AFP PHOTO/Brendan SMIALOWSKIBRENDAN SMIALOWSKI/AFP/Getty Images

AFP PHOTO/Brendan SMIALOWSKIBRENDAN SMIALOWSKI/AFP/Getty Images

The Centers for Medicare and Medicaid Services (CMS) today released guidance to state insurance commissioners implementing President Obama’s “fix” for people losing their insurance. Not only does it violate the explicit text of Obamacare itself, but it also raises the possibility of insurers getting access to a new pool of bailout funds.

As previously reported, the Administration’s latest plan waives many of the costly mandates included in Obamacare that are scheduled to take effect on January 1, 2014. The guidance says that these requirements will be waived—in clear violation of the text of the law—for one year for all plans renewed between January 1, 2014, and October 1, 2014. CMS also implies these waivers could be extended, stating it will “assess…whether to extend [the waivers] beyond the specified timeframe.”

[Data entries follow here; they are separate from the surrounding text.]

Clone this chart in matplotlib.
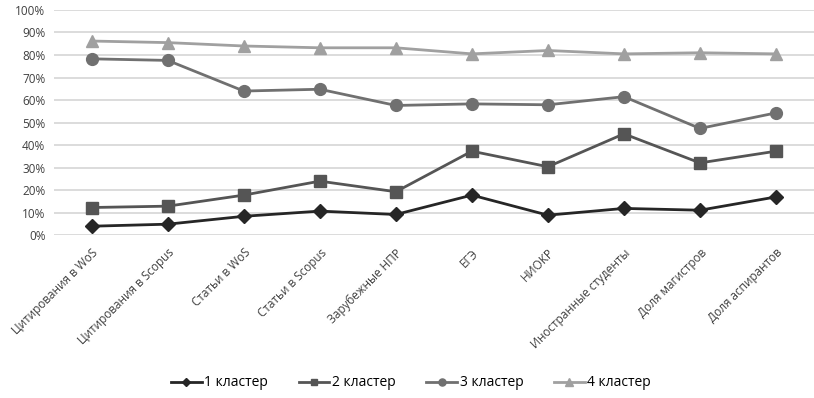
import matplotlib

matplotlib.use("Agg")

import matplotlib.pyplot as plt  # noqa: E402
from matplotlib.ticker import PercentFormatter  # noqa: E402

plt.rcParams["font.family"] = ["Open Sans", "DejaVu Sans"]

categories = [
    "Цитирования в WoS",
    "Цитирования в Scopus",
    "Статьи в WoS",
    "Статьи в Scopus",
    "Зарубежные НПР",
    "ЕГЭ",
    "НИОКР",
    "Иностранные студенты",
    "Доля магистров",
    "Доля аспирантов",
]

cluster_1 = [4.0, 4.9, 8.4, 10.7, 9.2, 17.8, 8.9, 11.9, 11.1, 17.0]
cluster_2 = [12.3, 12.9, 17.8, 24.0, 19.3, 37.3, 30.4, 45.0, 32.1, 37.3]
cluster_3 = [78.3, 77.6, 64.0, 64.8, 57.6, 58.3, 57.9, 61.5, 47.4, 54.3]
cluster_4 = [86.2, 85.5, 84.0, 83.2, 83.2, 80.5, 82.0, 80.5, 81.0, 80.5]

series = [
    ("1 кластер", cluster_1, "#262626", "D", 7),
    ("2 кластер", cluster_2, "#555555", "s", 8),
    ("3 кластер", cluster_3, "#707070", "o", 8.5),
    ("4 кластер", cluster_4, "#a0a0a0", "^", 9),
]

fig = plt.figure(figsize=(8.14, 3.98), dpi=100)
ax = fig.add_axes([0.066, 0.409, 0.934, 0.566])

x = range(len(categories))
for label, values, color, marker, size in series:
    ax.plot(
        x,
        [v / 100 for v in values],
        color=color,
        marker=marker,
        markersize=size,
        linewidth=2.0,
        label=label,
    )

ax.set_ylim(0, 1)
ax.set_xlim(-0.5, len(categories) - 0.5)
ax.set_yticks([i / 10 for i in range(11)])
ax.yaxis.set_major_formatter(PercentFormatter(1.0, decimals=0))
ax.grid(axis="y", color="#d9d9d9", linewidth=1.3)
ax.set_axisbelow(True)
for spine in ax.spines.values():
    spine.set_visible(False)
ax.tick_params(axis="both", length=0, labelsize=8.5, colors="#404040")
ax.tick_params(axis="y", pad=6)

ax.set_xticks(list(x))
ax.set_xticklabels(categories, rotation=45, ha="right", rotation_mode="anchor")
ax.tick_params(axis="x", pad=8)

fig.legend(
    loc="center",
    bbox_to_anchor=(0.505, 0.038),
    ncol=4,
    frameon=False,
    fontsize=10,
    handlelength=2.2,
    columnspacing=2.2,
    handletextpad=0.2,
    markerscale=0.6,
)

fig.savefig("out.png", dpi=100)
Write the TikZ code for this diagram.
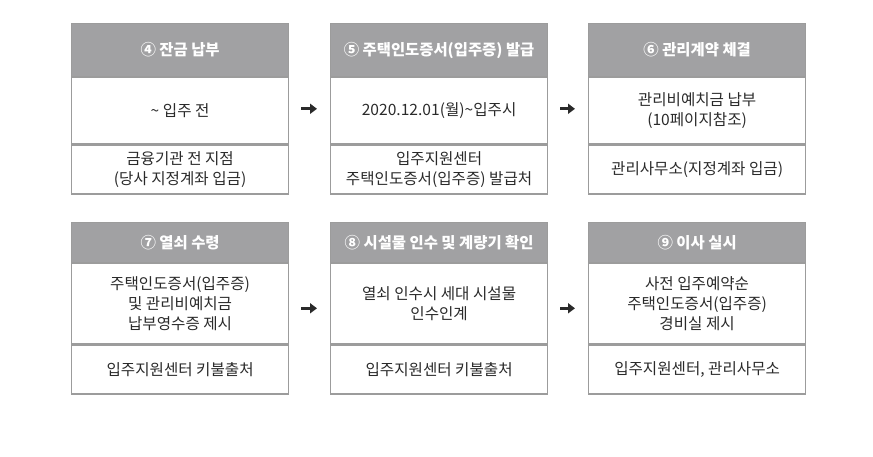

However, the real story is buried in the final paragraph of the three-page memo, where CMS implies it is exploring options to provide additional payments to insurers to offset their losses from this Obamacare debacle:

Though this transitional policy was not anticipated by health insurance issuers when setting rates for 2014, the risk corridor program should help ameliorate unanticipated changes in premium revenue. We intend to explore ways to modify the risk corridor program final rules to provide additional assistance.

To translate into English: If some Americans can keep their pre-Obamacare health plans next year, they will not enroll in the Obamacare exchanges. That means the enrollees in the exchanges are likely to be sicker than insurers previously expected. Already this afternoon, the health insurance industry trade association has alleged the President’s “fix” could have a significant impact on premiums in the marketplace, for that very reason.

The CMS guidance today raises the possibility of using Obamacare’s risk corridor program to compensate insurers for these losses. Briefly stated, the risk corridor program shifts funds among insurers—it minimizes losses from carriers with sicker-than-expected enrollees, by redistributing gains from carriers with healthier-than-expected enrollees.

But as has been noted elsewhere, the risk corridor program “doesn’t need to be budget neutral; if the math demands it, the government can pay out more than it collects through the program.” CMS’s comments today imply that it’s contemplating exactly that—undoing the concept of budget neutrality for the risk corridor program, and using it to compensate insurers for their losses.

According to the Congressional Budget Office, Obamacare already gives more than $1 trillion in subsidies to insurance companies over the next 10 years. President Obama’s extra-legal “fix” could now result in the Administration offering insurers a bailout totaling billions of dollars more. It’s one more reason why there is only one real Obamacare “fix,” and that’s scrapping the law entirely.